→ GIVEN INSTRUCTION:
Reproduce all the lines exactly as they stand, apart from the pictures.

START PROVIDED MATERIAL

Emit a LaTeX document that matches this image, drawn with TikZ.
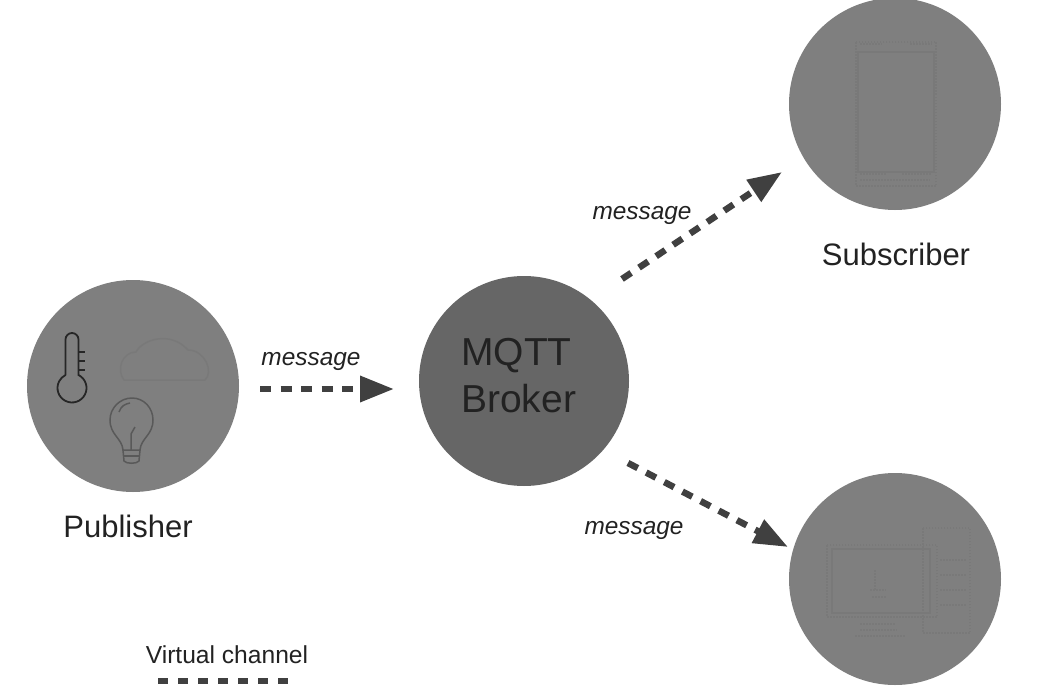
\documentclass[tikz,border=0pt]{standalone}
\usepackage{fontspec}
\setmainfont{Liberation Sans}
\usetikzlibrary{arrows.meta}
\definecolor{discgray}{HTML}{7F7F7F}
\definecolor{brokergray}{HTML}{666666}
\definecolor{arrowgray}{HTML}{404040}
\definecolor{faint}{HTML}{797979}
\definecolor{ink}{HTML}{222222}
\tikzset{
  disc/.style={circle,fill=discgray,inner sep=0pt,minimum size=212pt},
  channel/.style={draw=arrowgray,line width=6.5pt,dash pattern=on 11pt off 9.5pt,
    -{Triangle[length=34pt,width=25pt,fill=arrowgray]}},
  legendline/.style={draw=arrowgray,line width=6pt,dash pattern=on 10pt off 10pt},
  msg/.style={font=\fontsize{24.4}{28}\selectfont\itshape,text=ink,inner sep=0pt},
  captionlabel/.style={font=\fontsize{31}{36}\selectfont,text=ink,inner sep=0pt},
  faintline/.style={draw=faint,line width=1.5pt},
  faintdots/.style={draw=faint,line width=2pt,dash pattern=on 1.5pt off 1.5pt},
  iconb/.style={draw=black!85,line width=1.8pt},
  iconc/.style={draw=black!65,line width=1.5pt}
}
\begin{document}
\begin{tikzpicture}[x=1pt,y=-1pt]
\useasboundingbox (0,0) rectangle (1050,688);
\fill[white] (0,0) rectangle (1050,688);
\node[disc] (pub) at (133,386) {};
\node[disc,fill=brokergray,minimum size=210pt] (broker) at (524,381) {};
\node[disc] (sub) at (895,104) {};
\node[disc] (pc) at (895,579) {};
\node[font=\fontsize{39}{47}\selectfont,text=ink,align=left,inner sep=0pt,anchor=west] (brokerlabel) at (461,376) {MQTT\\Broker};
\node[captionlabel] (publabel) at (128,526) {Publisher};
\node[captionlabel] (sublabel) at (896,254) {Subscriber};
\node[msg] (m1) at (311,361) {message};
\node[msg] (m2) at (642,215) {message};
\node[msg] (m3) at (634,530) {message};
\node[font=\fontsize{24.6}{28}\selectfont,text=ink,inner sep=0pt] (legend) at (227,655) {Virtual channel};
\coordinate (a1s) at (260,389); \coordinate (a1e) at (394,389);
\coordinate (a2s) at (622,279); \coordinate (a2e) at (782,172);
\coordinate (a3s) at (628,463); \coordinate (a3e) at (788,547);
\coordinate (ls) at (158,681); \coordinate (le) at (290,681);
\draw[channel] (a1s) -- (a1e);
\draw[channel] (a2s) -- (a2e);
\draw[channel] (a3s) -- (a3e);
\draw[legendline] (ls) -- (le);
% thermometer
\draw[iconb] (65.5,375) -- (65.5,339.5) arc[start angle=180,end angle=0,radius=6.5pt] -- (78.5,375)
  arc[start angle=63.4,delta angle=-306.8,radius=14.5pt];
\draw[iconb] (78.5,352) -- (85,352) (78.5,361) -- (85,361) (78.5,370) -- (85,370);
% bulb
\draw[iconc] (123,450) .. controls (122,438) and (110,435) .. (110,420) .. controls (110,408) and (120,398) .. (132,398) .. controls (144,398) and (153,408) .. (153,420) .. controls (153,435) and (141,438) .. (140,450) -- cycle;
\draw[iconc] (123,450) -- (124,461) .. controls (126,464) and (137,464) .. (139,461) -- (140,450);
\draw[iconc] (124,456) -- (139,456);
\draw[iconc] (131,450) -- (131,434) -- (135,427);
\draw[iconc] (119,412) .. controls (121,406) and (125,404) .. (130,403);
% cloud
\draw[faintline] (124,380) .. controls (116,370) and (122,352) .. (136,352) .. controls (142,340) and (170,330) .. (188,350) .. controls (205,350) and (214,372) .. (205,380) -- cycle;
% phone
\draw[faintdots] (856,42) rectangle (936,186);
\draw[faintline] (858,52) rectangle (934,172);
\draw[faintdots] (860,44) -- (882,44) (910,44) -- (932,44);
\draw[faintdots] (860,174) -- (886,174) (902,174) -- (932,174) (860,180) -- (930,180);
% computer
\draw[faintdots] (827,545) rectangle (937,617);
\draw[faintline] (832,549) rectangle (930,613);
\draw[faintdots] (860,624) -- (895,624) (860,630) -- (897,630) (855,636) -- (905,636);
\draw[faintdots] (923,528) rectangle (970,633);
\draw[faintdots] (940,560) -- (966,560) (940,575) -- (966,575) (940,590) -- (966,590) (940,605) -- (966,605);
\draw[faintdots] (875,570) -- (875,590) (870,590) -- (886,590) (872,597) -- (886,597);
\end{tikzpicture}
\end{document}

END PROVIDED MATERIAL

→ SOLUTION FOR THIS PROBLEM:
Emit a LaTeX document that matches this image, drawn with TikZ.
\documentclass[tikz,border=0pt]{standalone}
\usepackage{fontspec}
\setmainfont{Liberation Sans}
\usetikzlibrary{arrows.meta}
\definecolor{discgray}{HTML}{7F7F7F}
\definecolor{brokergray}{HTML}{666666}
\definecolor{arrowgray}{HTML}{404040}
\definecolor{faint}{HTML}{797979}
\definecolor{ink}{HTML}{222222}
\tikzset{
  disc/.style={circle,fill=discgray,inner sep=0pt,minimum size=212pt},
  channel/.style={draw=arrowgray,line width=6.5pt,dash pattern=on 11pt off 9.5pt,
    -{Triangle[length=34pt,width=25pt,fill=arrowgray]}},
  legendline/.style={draw=arrowgray,line width=6pt,dash pattern=on 10pt off 10pt},
  msg/.style={font=\fontsize{24.4}{28}\selectfont\itshape,text=ink,inner sep=0pt},
  captionlabel/.style={font=\fontsize{31}{36}\selectfont,text=ink,inner sep=0pt},
  faintline/.style={draw=faint,line width=1.5pt},
  faintdots/.style={draw=faint,line width=2pt,dash pattern=on 1.5pt off 1.5pt},
  iconb/.style={draw=black!85,line width=1.8pt},
  iconc/.style={draw=black!65,line width=1.5pt}
}
\begin{document}
\begin{tikzpicture}[x=1pt,y=-1pt]
\useasboundingbox (0,0) rectangle (1050,688);
\fill[white] (0,0) rectangle (1050,688);
\node[disc] (pub) at (133,386) {};
\node[disc,fill=brokergray,minimum size=210pt] (broker) at (524,381) {};
\node[disc] (sub) at (895,104) {};
\node[disc] (pc) at (895,579) {};
\node[font=\fontsize{39}{47}\selectfont,text=ink,align=left,inner sep=0pt,anchor=west] (brokerlabel) at (461,376) {MQTT\\Broker};
\node[captionlabel] (publabel) at (128,526) {Publisher};
\node[captionlabel] (sublabel) at (896,254) {Subscriber};
\node[msg] (m1) at (311,361) {message};
\node[msg] (m2) at (642,215) {message};
\node[msg] (m3) at (634,530) {message};
\node[font=\fontsize{24.6}{28}\selectfont,text=ink,inner sep=0pt] (legend) at (227,655) {Virtual channel};
\coordinate (a1s) at (260,389); \coordinate (a1e) at (394,389);
\coordinate (a2s) at (622,279); \coordinate (a2e) at (782,172);
\coordinate (a3s) at (628,463); \coordinate (a3e) at (788,547);
\coordinate (ls) at (158,681); \coordinate (le) at (290,681);
\draw[channel] (a1s) -- (a1e);
\draw[channel] (a2s) -- (a2e);
\draw[channel] (a3s) -- (a3e);
\draw[legendline] (ls) -- (le);
% thermometer
\draw[iconb] (65.5,375) -- (65.5,339.5) arc[start angle=180,end angle=0,radius=6.5pt] -- (78.5,375)
  arc[start angle=63.4,delta angle=-306.8,radius=14.5pt];
\draw[iconb] (78.5,352) -- (85,352) (78.5,361) -- (85,361) (78.5,370) -- (85,370);
% bulb
\draw[iconc] (123,450) .. controls (122,438) and (110,435) .. (110,420) .. controls (110,408) and (120,398) .. (132,398) .. controls (144,398) and (153,408) .. (153,420) .. controls (153,435) and (141,438) .. (140,450) -- cycle;
\draw[iconc] (123,450) -- (124,461) .. controls (126,464) and (137,464) .. (139,461) -- (140,450);
\draw[iconc] (124,456) -- (139,456);
\draw[iconc] (131,450) -- (131,434) -- (135,427);
\draw[iconc] (119,412) .. controls (121,406) and (125,404) .. (130,403);
% cloud
\draw[faintline] (124,380) .. controls (116,370) and (122,352) .. (136,352) .. controls (142,340) and (170,330) .. (188,350) .. controls (205,350) and (214,372) .. (205,380) -- cycle;
% phone
\draw[faintdots] (856,42) rectangle (936,186);
\draw[faintline] (858,52) rectangle (934,172);
\draw[faintdots] (860,44) -- (882,44) (910,44) -- (932,44);
\draw[faintdots] (860,174) -- (886,174) (902,174) -- (932,174) (860,180) -- (930,180);
% computer
\draw[faintdots] (827,545) rectangle (937,617);
\draw[faintline] (832,549) rectangle (930,613);
\draw[faintdots] (860,624) -- (895,624) (860,630) -- (897,630) (855,636) -- (905,636);
\draw[faintdots] (923,528) rectangle (970,633);
\draw[faintdots] (940,560) -- (966,560) (940,575) -- (966,575) (940,590) -- (966,590) (940,605) -- (966,605);
\draw[faintdots] (875,570) -- (875,590) (870,590) -- (886,590) (872,597) -- (886,597);
\end{tikzpicture}
\end{document}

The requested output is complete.